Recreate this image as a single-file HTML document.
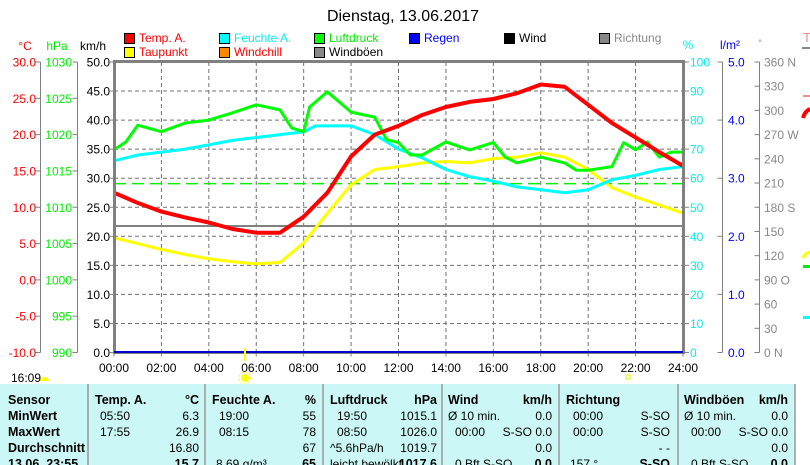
<!DOCTYPE html>
<html><head><meta charset="utf-8">
<style>
html,body{margin:0;padding:0;background:#fff;}
svg{display:block;font-family:"Liberation Sans",sans-serif;}
.t{font-size:12px;}
.b{font-weight:bold;font-size:12.5px;}
</style></head>
<body>
<svg id="chart" width="810" height="465" viewBox="0 0 810 465" xmlns="http://www.w3.org/2000/svg">
<text x="403" y="21" text-anchor="middle" font-size="16">Dienstag, 13.06.2017</text>

<g class="t">
 <g><rect x="124.5" y="33.5" width="10" height="10" fill="#f00" stroke="#000"/><text x="139" y="42" fill="#f00">Temp. A.</text></g>
 <g><rect x="219.5" y="33.5" width="10" height="10" fill="#0ff" stroke="#000"/><text x="234" y="42" fill="#0ee">Feuchte A.</text></g>
 <g><rect x="314.5" y="33.5" width="10" height="10" fill="#0f0" stroke="#000"/><text x="329" y="42" fill="#0e0">Luftdruck</text></g>
 <g><rect x="409.5" y="33.5" width="10" height="10" fill="#00f" stroke="#000"/><text x="424" y="42" fill="#00f">Regen</text></g>
 <g><rect x="504.5" y="33.5" width="10" height="10" fill="#000" stroke="#000"/><text x="519" y="42" fill="#000">Wind</text></g>
 <g><rect x="599.5" y="33.5" width="10" height="10" fill="#888" stroke="#000"/><text x="614" y="42" fill="#888">Richtung</text></g>
 <g><rect x="124.5" y="47.5" width="10" height="10" fill="#ff0" stroke="#000"/><text x="139" y="56" fill="#f00">Taupunkt</text></g>
 <g><rect x="219.5" y="47.5" width="10" height="10" fill="#f80" stroke="#000"/><text x="234" y="56" fill="#f00">Windchill</text></g>
 <g><rect x="314.5" y="47.5" width="10" height="10" fill="#888" stroke="#000"/><text x="329" y="56" fill="#000">Windböen</text></g>
</g>

<g class="t">
 <text x="25" y="50" fill="#f00" text-anchor="middle">°C</text>
 <text x="57" y="50" fill="#0e0" text-anchor="middle">hPa</text>
 <text x="93" y="50" fill="#000" text-anchor="middle">km/h</text>
 <text x="688" y="49" fill="#0ee" text-anchor="middle">%</text>
 <text x="730" y="49" fill="#00f" text-anchor="middle">l/m²</text>
 <text x="760" y="46" fill="#888" text-anchor="middle" font-size="9">°</text>
</g>

<g id="grid"></g>
<g id="axes" class="t"></g>
<g id="series"></g>

<rect x="114.5" y="61.5" width="569" height="291" fill="none" stroke="#808080" stroke-width="3"/>
<line x1="114" y1="352" x2="683" y2="352" stroke="#00c" stroke-width="2"/>

<g>
 <line x1="245" y1="348" x2="245" y2="361" stroke="#ff0" stroke-width="2"/>
 <circle cx="245" cy="378" r="4" fill="#ff0"/>
 <circle cx="245" cy="378" r="6" fill="none" stroke="#ff0" stroke-dasharray="2 2"/>
 <rect x="626" y="375" width="4" height="4" fill="none" stroke="#ee0"/>
 <path d="M40 381 A4.5 4 0 0 1 49 381 Z" fill="#ff0"/>
</g>
<text class="t" x="11" y="382">16:09</text>

<g>
 <text x="803" y="42" fill="#f88" font-size="13">T</text>
 <rect x="802" y="47" width="8" height="2" fill="#888"/>
 <rect x="803" y="95" width="7" height="2" fill="#f88"/>
 <path d="M803 118 Q805 111 810 109" stroke="#f00" stroke-width="4" fill="none"/>
 <path d="M803 258 Q805 253 810 252" stroke="#ff0" stroke-width="3" fill="none"/>
 <rect x="803" y="265" width="7" height="3" fill="#0e0"/>
 <rect x="803" y="316" width="7" height="3" fill="#0ff"/>
</g>

<g>
 <rect x="0" y="384" width="795" height="81" fill="#ccf7f7"/>
 <g stroke="#999" stroke-width="1.5">
  <line x1="88" y1="384" x2="88" y2="465"/><line x1="205" y1="384" x2="205" y2="465"/>
  <line x1="323" y1="384" x2="323" y2="465"/><line x1="442" y1="384" x2="442" y2="465"/>
  <line x1="559" y1="384" x2="559" y2="465"/><line x1="678" y1="384" x2="678" y2="465"/>
  <line x1="795" y1="384" x2="795" y2="465"/>
 </g>
 <g class="b">
  <text x="8" y="404">Sensor</text><text x="8" y="420">MinWert</text><text x="8" y="436">MaxWert</text><text x="8" y="452">Durchschnitt</text><text x="8" y="468">13.06. 23:55</text>
  <text x="95" y="404">Temp. A.</text><text x="199" y="404" text-anchor="end">°C</text>
  <text x="212" y="404">Feuchte A.</text><text x="316" y="404" text-anchor="end">%</text>
  <text x="330" y="404">Luftdruck</text><text x="437" y="404" text-anchor="end">hPa</text>
  <text x="448" y="404">Wind</text><text x="552" y="404" text-anchor="end">km/h</text>
  <text x="566" y="404">Richtung</text>
  <text x="684" y="404">Windböen</text><text x="788" y="404" text-anchor="end">km/h</text>
  <text x="199" y="468" text-anchor="end">15.7</text><text x="316" y="468" text-anchor="end">65</text>
  <text x="437" y="468" text-anchor="end">1017.6</text><text x="552" y="468" text-anchor="end">0.0</text>
  <text x="670" y="468" text-anchor="end">S-SO</text><text x="788" y="468" text-anchor="end">0.0</text>
 </g>
 <g class="t">
  <text x="100" y="420">05:50</text><text x="199" y="420" text-anchor="end">6.3</text>
  <text x="100" y="436">17:55</text><text x="199" y="436" text-anchor="end">26.9</text>
  <text x="199" y="452" text-anchor="end">16.80</text>
  <text x="219" y="420">19:00</text><text x="316" y="420" text-anchor="end">55</text>
  <text x="219" y="436">08:15</text><text x="316" y="436" text-anchor="end">78</text>
  <text x="316" y="452" text-anchor="end">67</text><text x="216" y="468">8.69 g/m³</text>
  <text x="337" y="420">19:50</text><text x="437" y="420" text-anchor="end">1015.1</text>
  <text x="337" y="436">08:50</text><text x="437" y="436" text-anchor="end">1026.0</text>
  <text x="330" y="452">^5.6hPa/h</text><text x="437" y="452" text-anchor="end">1019.7</text>
  <text x="330" y="468">leicht bewölkt</text>
  <text x="448" y="420">Ø 10 min.</text><text x="552" y="420" text-anchor="end">0.0</text>
  <text x="455" y="436">00:00</text><text x="552" y="436" text-anchor="end">S-SO 0.0</text>
  <text x="552" y="452" text-anchor="end">0.0</text><text x="455" y="468">0 Bft S-SO</text>
  <text x="573" y="420">00:00</text><text x="670" y="420" text-anchor="end">S-SO</text>
  <text x="573" y="436">00:00</text><text x="670" y="436" text-anchor="end">S-SO</text>
  <text x="670" y="452" text-anchor="end">- -</text><text x="570" y="468">157 °</text>
  <text x="684" y="420">Ø 10 min.</text><text x="788" y="420" text-anchor="end">0.0</text>
  <text x="691" y="436">00:00</text><text x="788" y="436" text-anchor="end">S-SO 0.0</text>
  <text x="788" y="452" text-anchor="end">0.0</text><text x="691" y="468">0 Bft S-SO</text>
 </g>
</g>

<script>
// ---- data ----
const hours = [0,1,2,3,4,5,6,7,8,9,10,11,12,13,14,15,16,17,18,19,20,21,22,23,24];
const tempValues = [12.0,10.6,9.4,8.6,7.9,7.0,6.5,6.5,8.7,12.0,17.0,20.0,21.2,22.7,23.8,24.5,24.9,25.7,26.9,26.6,24.1,21.6,19.6,17.6,15.7];
const dewValues = [5.8,5.0,4.2,3.5,2.9,2.5,2.2,2.4,5.1,9.2,13.1,15.2,15.6,16.1,16.3,16.1,16.7,16.9,17.5,16.9,15.2,12.7,11.4,10.3,9.2];
const humHours = [0,1,2,3,4,5,6,7,8,8.5,9,10,11,12,13,14,15,16,17,18,19,20,21,22,23,24];
const humValues = [66,68,69,70,71.5,73,74,75,76,78,78,78,75,70,67,63,60.5,59,57,56,55,56,59.5,61,63,64];
const presHours = [0,0.5,1,2,3,4,5,6,7,7.5,8,8.25,9,10,11,11.5,12,12.5,13,14,15,16,16.5,17,18,19,19.5,20,21,21.5,22,22.5,23,23.5,24];
const presValues = [1017.9,1019.0,1021.3,1020.4,1021.6,1022.0,1023.0,1024.1,1023.4,1020.9,1020.4,1023.8,1025.9,1023.1,1022.4,1019.3,1018.9,1017.2,1017.2,1019.0,1017.9,1018.9,1016.9,1016.1,1016.9,1016.1,1015.1,1015.1,1015.6,1018.9,1017.9,1019.0,1016.9,1017.6,1017.6];
const xTickLabels = ["00:00","02:00","04:00","06:00","08:00","10:00","12:00","14:00","16:00","18:00","20:00","22:00","24:00"];
const tempTicks = ["30.0","25.0","20.0","15.0","10.0","5.0","0.0","-5.0","-10.0"];
const presTicks = ["1030","1025","1020","1015","1010","1005","1000","995","990"];
const kmhTicks = ["50.0","45.0","40.0","35.0","30.0","25.0","20.0","15.0","10.0","5.0","0.0"];
const humTicks = ["100","90","80","70","60","50","40","30","20","10","0"];
const rainTicks = ["5.0","4.0","3.0","2.0","1.0","0.0"];
const dirTicks = ["360 N","330","300","270 W","240","210","180 S","150","120","90  O","60","30","0   N"];

// ---- scales ----
const X0=114, X1=683, Y0=62, Y1=352.5;
const xS = h => X0 + h/24*(X1-X0);
const tS = t => Y0 + (30-t)/40*(Y1-Y0);
const pS = p => Y0 + (1030-p)/40*(Y1-Y0);
const hS = v => Y0 + (100-v)/100*(Y1-Y0);
const NS="http://www.w3.org/2000/svg";
function mk(tag, attrs, parent){const e=document.createElementNS(NS,tag);for(const k in attrs)e.setAttribute(k,attrs[k]);parent.appendChild(e);return e;}
const grid=document.getElementById('grid'), axes=document.getElementById('axes'), ser=document.getElementById('series');

// grid
for(let i=1;i<12;i++){const x=xS(i*2);const l=mk('line',{x1:x,y1:Y0,x2:x,y2:Y1,stroke:'#707070','stroke-dasharray':'4 3'},grid);

}
for(let i=1;i<10;i++){const y=Y0+i*(Y1-Y0)/10;const l=mk('line',{x1:X0,y1:y,x2:X1,y2:y,stroke:'#707070','stroke-dasharray':'4 3'},grid);

}
const ref=mk('line',{x1:X0,y1:226,x2:X1,y2:226,stroke:'#808080','stroke-width':2},grid);


const norm=mk('line',{x1:X0,y1:pS(1013.25),x2:X1,y2:pS(1013.25),stroke:'#0e0','stroke-width':1.5,'stroke-dasharray':'12 6'},grid);



// axes
function vaxis(name,lineX,ticks,labelX,anchor,color,tickDir){
 const g=mk('g',{},axes);
 
 
 mk('line',{x1:lineX,y1:Y0,x2:lineX,y2:Y1,stroke:'#808080'},g);
 const n=ticks.length;
 ticks.forEach((lab,i)=>{const y=Y0+i*(Y1-Y0)/(n-1);
  mk('line',{x1:lineX,y1:y,x2:lineX+tickDir*5,y2:y,stroke:'#808080'},g);
  const t=mk('text',{x:labelX,y:y+4.5,'text-anchor':anchor,fill:color},g);t.textContent=lab;
  
  });
}
vaxis('temp-axis',40.5,tempTicks,36,'end','#f00',-1);
vaxis('pressure-axis',77.5,presTicks,72,'end','#0e0',-1);
vaxis('humidity-axis',684,humTicks,690,'start','#0ee',1);
vaxis('rain-axis',722.5,rainTicks,728,'start','#00f',-1);
vaxis('direction-axis',759.5,dirTicks,764,'start','#888',-1);
const kg=mk('g',{},axes);


kmhTicks.forEach((lab,i)=>{const y=Y0+i*(Y1-Y0)/10;
 mk('line',{x1:110,y1:y,x2:114,y2:y,stroke:'#808080'},kg);
 const t=mk('text',{x:110,y:y+4.5,'text-anchor':'end',fill:'#000'},kg);t.textContent=lab;
 
 });
xTickLabels.forEach((lab,i)=>{const x=xS(i*2);
 mk('line',{x1:x,y1:Y1,x2:x,y2:Y1+4,stroke:'#808080'},axes);
 const t=mk('text',{x:x,y:372,'text-anchor':'middle',fill:'#000'},axes);t.textContent=lab;
 
 });

// series
function line(name,xs,vs,sc,color,w){
 const d=xs.map((h,i)=>(i?'L':'M')+xS(h).toFixed(1)+' '+sc(vs[i]).toFixed(1)).join(' ');
 const p=mk('path',{d:d,fill:'none',stroke:color,'stroke-width':w,'stroke-linejoin':'round'},ser);
 
 
}
line('dewpoint-line',hours,dewValues,tS,'#ff0',3);
line('humidity-line',humHours,humValues,hS,'#0ff',3);
line('pressure-line',presHours,presValues,pS,'#0f0',3);
line('temperature-line',hours,tempValues,tS,'#f00',4);
</script>
</svg>
</body></html>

★ ★ ★ ★ ★ ★ ★

Work instructions » Pick each line holding the word "document" out of the listing.

Complete response »
Recreate this image as a single-file HTML document.
function mk(tag, attrs, parent){const e=document.createElementNS(NS,tag);for(const k in attrs)e.setAttribute(k,attrs[k]);parent.appendChild(e);return e;}
const grid=document.getElementById('grid'), axes=document.getElementById('axes'), ser=document.getElementById('series');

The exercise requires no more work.